It’s a sad day in Edmonton today. I did not know Joe Bird at all, but I certainly came across his name numerous times as I delved (and continue to delve) wholeheartedly into researching the theatre scene in Edmonton, with special emphasis on its Fringe and alternative theatres and the people whose spirit gives this work its beating heart. Joe Bird passed away April 1st and I have copied and pasted Liz Nicholls’ article from the Edmonton Journal as some small way of paying homage to a man I wish I had had the pleasure of meeting, and who I know the Edmonton theatre community holds dear to them.
Under such tragic circumstances, I am forced to acknowledge how short our stay on this Earth is, and I urge you to be courageous and to pour your energies and your souls into those things that make you happiest and most proud. I also encourage you to treasure each other and the community that you belong to. Hug everyone a little tighter. Tell people how you feel about them. Support theatre, make art and laugh.

By Liz Nicholls, April 2, 2009 5:02 PM
With the news that Joe Bird died Wednesday — felled by a heart attack at the absurdly young age of 41 — Edmonton seems a sadder, drabber, tamer, cloudier place today.
For one thing, we’re now a place where a person won’t, any time soon, catch sight of a man in a skirt, rollerblading down Whyte Avenue with two guitars and a mandolin on his back. That indelible image would be Bird — composer, musician, comic, actor, writer and free spirit — on his way to preside over open-mike gigs at O’Byrne’s Pub.
That gig, along with membership in diverse rock bands, was central to his musician’s life for the past couple of years. But Bird, the sunniest of men, spread his warmth, originality, and a certain puckish spirit of why-not? over every aspect of the entertainment scene here. And that, of course, includes theatre.

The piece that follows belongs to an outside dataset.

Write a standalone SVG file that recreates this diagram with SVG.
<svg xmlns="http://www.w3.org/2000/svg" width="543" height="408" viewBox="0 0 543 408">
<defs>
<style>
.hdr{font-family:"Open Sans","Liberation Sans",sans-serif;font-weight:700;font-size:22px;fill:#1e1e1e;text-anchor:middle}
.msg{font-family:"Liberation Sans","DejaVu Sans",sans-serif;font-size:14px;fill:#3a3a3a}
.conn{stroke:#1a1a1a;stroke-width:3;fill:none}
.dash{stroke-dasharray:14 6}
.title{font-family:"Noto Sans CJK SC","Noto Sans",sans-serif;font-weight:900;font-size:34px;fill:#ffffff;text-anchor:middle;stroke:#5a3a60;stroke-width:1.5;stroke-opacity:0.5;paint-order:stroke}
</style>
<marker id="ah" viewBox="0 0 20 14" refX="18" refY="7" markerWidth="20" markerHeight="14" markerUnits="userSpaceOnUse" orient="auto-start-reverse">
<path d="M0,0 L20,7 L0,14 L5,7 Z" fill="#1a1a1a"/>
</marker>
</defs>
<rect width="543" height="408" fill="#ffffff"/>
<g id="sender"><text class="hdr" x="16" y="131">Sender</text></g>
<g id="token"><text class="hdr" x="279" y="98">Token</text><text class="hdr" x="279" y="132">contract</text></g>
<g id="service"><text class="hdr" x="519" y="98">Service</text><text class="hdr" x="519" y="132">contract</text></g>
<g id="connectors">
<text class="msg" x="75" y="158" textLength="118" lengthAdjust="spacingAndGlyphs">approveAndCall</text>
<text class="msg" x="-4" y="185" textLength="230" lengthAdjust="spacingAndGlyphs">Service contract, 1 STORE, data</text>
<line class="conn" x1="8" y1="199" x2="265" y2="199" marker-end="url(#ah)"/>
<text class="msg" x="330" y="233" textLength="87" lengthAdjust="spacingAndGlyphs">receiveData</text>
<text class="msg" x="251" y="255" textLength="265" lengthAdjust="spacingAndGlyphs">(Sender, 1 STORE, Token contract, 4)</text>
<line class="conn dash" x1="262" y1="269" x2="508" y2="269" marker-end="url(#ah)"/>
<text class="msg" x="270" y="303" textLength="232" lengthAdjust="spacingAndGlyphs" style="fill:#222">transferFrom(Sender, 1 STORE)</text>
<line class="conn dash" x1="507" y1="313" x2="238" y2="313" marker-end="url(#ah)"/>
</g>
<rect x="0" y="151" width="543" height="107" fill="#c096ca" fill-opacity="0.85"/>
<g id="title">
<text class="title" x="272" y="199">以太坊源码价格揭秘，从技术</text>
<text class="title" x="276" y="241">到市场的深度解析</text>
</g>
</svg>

In 1985, Bird and his high school pal Wes Borg formed a theatre-sports improv team with an enigmatic name, Three Dead Trolls in a Baggie. A year later, with Paul Mather, the Trolls were revealing their signature combination of kooky and literate in sketch comedy at the Sidetrack Cafe. Cathleen Rootsaert joined, then Neil Grahn.
In the eight years that followed, before the Trolls membership again dwindled to Borg and Bird, the Trolls gave Edmonton and the Fringe Festival “the hottest tickets in town,” as Grahn puts it. “Buzz, energy, excitement.” And that gave the Trolls “a taste of what it must feel like to be rock stars, in our small, goofy theatre-troupe way.
“Actors, real theatre types, would ask, ‘What have these guys got?’ They’re idiots!’ ” says Grahn. “We couldn’t argue with them. We knew we were.” He’d first seen Bird and Borg at Yuk Yuks. He recalls being particularly struck by “the duelling banjos” routine. “It was so stupid,” he laughs approvingly. “They’d start that Deliverance thing, and end up smashing each other over the head with their guitars. … Ah, these guys I like!”
He remembers sublime Troll moments at the old Theatre Network, whose home in the ’80s was a defunct Kingdom Hall near the Coliseum. “We were doing some German expressionist dance number, Freedom. Joe had Cathleen on his shoulders, and ran right off the stage. He just drilled her head into the ground. Beautiful and tragic.”
Bird’s musician chops meant that he created many of the Trolls’ comedy songs, including the hit that landed them a six-show CBC contract: The I Hate Toronto Song, which detailed the shortcomings of everywhere in Canada, except Alberta. Bird was responsible for the Hinterland Who’s Who-type theme that included the daffy Legend of the Little Beefalo Calf and the rousing North Pole union song-gone-wrong that brought down the house in the Trolls’ seasonal collaboration with Atomic Improv in Cry Santa!
The sight of Bird as General Brock in The War of 1812, a subject sadly neglected by musical theatre both before and since, isn’t something I’m going to forget. Neither was Bird as sex-craved Joseph, singing to his pregnant virgin girlfriend, in a version of The Messiah in which the Trolls teamed with the rock band Jr. Gone Wild.
Last summer, Bird did the comedy songs for the CBC Radio initiative The Irrelevant Show, including a theme for Grahn’s “favourite bit, Radio Stunt Man. … Joe wrote this great tune, sort of Peter Gunn and Mission: Impossible.” “My God, he was a beautiful songwriter,” says Rootsaert, who left the Trolls in 1994 to pursue playwriting and acting. Both she and Grahn note the cruel irony of Bird’s comedy song We’re All Going To Die. “Joe was supposed to be killed by killer bees,” she says sadly.
“Joe greeted you, always, with a smile and a hug,” says Rootsaert. “He was also so … lively. I’ve laughed harder with him …”
Grahn, who calls Bird “an equal opportunity hugger,” concurs. “He made us laugh. He was so horribly inappropriate at times, you couldn’t help but love him. So vibrant. It’s really so shocking.”
We all agree. The old theatrical axiom about suspending disbelief was never harder.